Tests of the episodic mass accretion model for low-mass star formation

A wide range of observed luminosities of young forming stars conflicts with predictions of the standard star formation model, which features a constant accretion rate. To resolve this discrepancy, an episodic accretion model has been suggested. The focus of this dissertation is to test this model in low mass star formation. I present new observations of the CB130 region. The observed photometric data from Spitzer and ground-based telescopes are used to determine the luminosity, and radiative transfer modeling of dust and gas are used to characterize the envelope and disk. I compare molecular line observations to models to constrain the chemical characteristics and abundance variations. Based on the chemical model result and molecular line observations, the low luminosity of the embedded protostar is explained better as a quiescent stage between episodic accretion bursts rather than as the first hydrostatic core stage.
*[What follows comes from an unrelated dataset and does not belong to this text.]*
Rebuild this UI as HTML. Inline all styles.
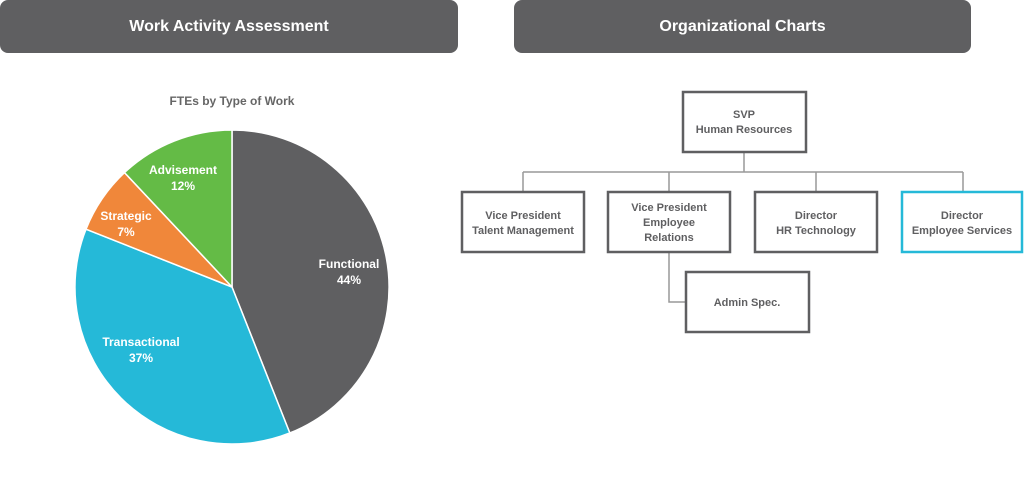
<!DOCTYPE html>
<html><head><style>
body{margin:0;width:1024px;height:479px;background:#fff;font-family:"Liberation Sans",Arial,sans-serif;overflow:hidden;position:relative}
.hdr{position:absolute;top:0;height:53px;background:#5f5f61;border-radius:8px;color:#fff;font-weight:bold;font-size:16px;line-height:53px;text-align:center}
</style></head><body>
<div class="hdr" style="left:0;width:458px">Work Activity Assessment</div>
<div class="hdr" style="left:514px;width:457px">Organizational Charts</div>
<svg width="1024" height="479" style="position:absolute;left:0;top:0" font-family="Liberation Sans, Arial, sans-serif" font-weight="bold">
<text x="232" y="105" text-anchor="middle" font-size="12" fill="#666">FTEs by Type of Work</text>
<g stroke="#fff" stroke-width="1.5">
<path d="M232,287 L232,130 A157,157 0 0 1 289.8,433 Z" fill="#5f5f61"/>
<path d="M232,287 L289.8,433 A157,157 0 0 1 86,229.2 Z" fill="#25b9d8"/>
<path d="M232,287 L86,229.2 A157,157 0 0 1 124.5,172.6 Z" fill="#f0873a"/>
<path d="M232,287 L124.5,172.6 A157,157 0 0 1 232,130 Z" fill="#64bb46"/>
</g>
<g fill="#fff" font-size="12" text-anchor="middle">
<text x="349" y="268">Functional</text><text x="349" y="284">44%</text>
<text x="141" y="346">Transactional</text><text x="141" y="362">37%</text>
<text x="126" y="220">Strategic</text><text x="126" y="236">7%</text>
<text x="183" y="174">Advisement</text><text x="183" y="190">12%</text>
</g>
<g stroke="#999" stroke-width="1.5" fill="none">
<path d="M744,152 V172 M523,172 H963 M523,172 V192 M669,172 V192 M816,172 V192 M963,172 V192 M669,252 V302 H686"/>
</g>
<g stroke="#5f5f61" stroke-width="2.5" fill="#fff">
<rect x="683" y="92" width="123" height="60"/>
<rect x="462" y="192" width="122" height="60"/>
<rect x="608" y="192" width="122" height="60"/>
<rect x="755" y="192" width="122" height="60"/>
<rect x="686" y="272" width="123" height="60"/>
</g>
<rect x="902" y="192" width="120" height="60" fill="#fff" stroke="#25b9d8" stroke-width="2.5"/>
<g fill="#5f5f61" font-size="11" text-anchor="middle">
<text x="744" y="118">SVP</text><text x="744" y="133">Human Resources</text>
<text x="523" y="219">Vice President</text><text x="523" y="234">Talent Management</text>
<text x="669" y="211">Vice President</text><text x="669" y="226">Employee</text><text x="669" y="241">Relations</text>
<text x="816" y="219">Director</text><text x="816" y="234">HR Technology</text>
<text x="962" y="219">Director</text><text x="962" y="234">Employee Services</text>
<text x="747" y="306">Admin Spec.</text>
</g>
</svg>
</body></html>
I present CO₂ ice observations toward 19 low luminosity embedded protostars. About half of the sources have evidence for pure CO₂ ice, and six have significant double-peaked features, which are strong evidence of pure CO₂ ice. The presence of detectable amounts of pure CO₂ ice signify a higher past luminosity, consistent with the past high accretion. Using chemical evolution modeling, the episodic accretion scenario, in which mixed CO-CO₂ ice is converted to pure CO₂ ice during each high luminosity phase, explains the presence of pure CO₂ ice, the total amount of CO₂ ice, and the observed residual C18O gas. I used CARMA to observe a sample of embedded protostars that spans the full range of protostellar luminosities, especially lower luminosity sources. The standard model predicts the disk mass increases steadily while the episodic accretion model predicts no clear relationship between disk mass and bolometric temperature. Masses of six detected disks spread out regardless of bolometric temperature. With the pure CO₂ ice detection, I can explain disk masses of the source in the context of episodic mass accretion. I conclude that episodic mass accretion provides a good explanation of the low luminosity of protostars, molecular line strength, pure CO₂ ice detection, total CO₂ ice amount and spread of disk masses.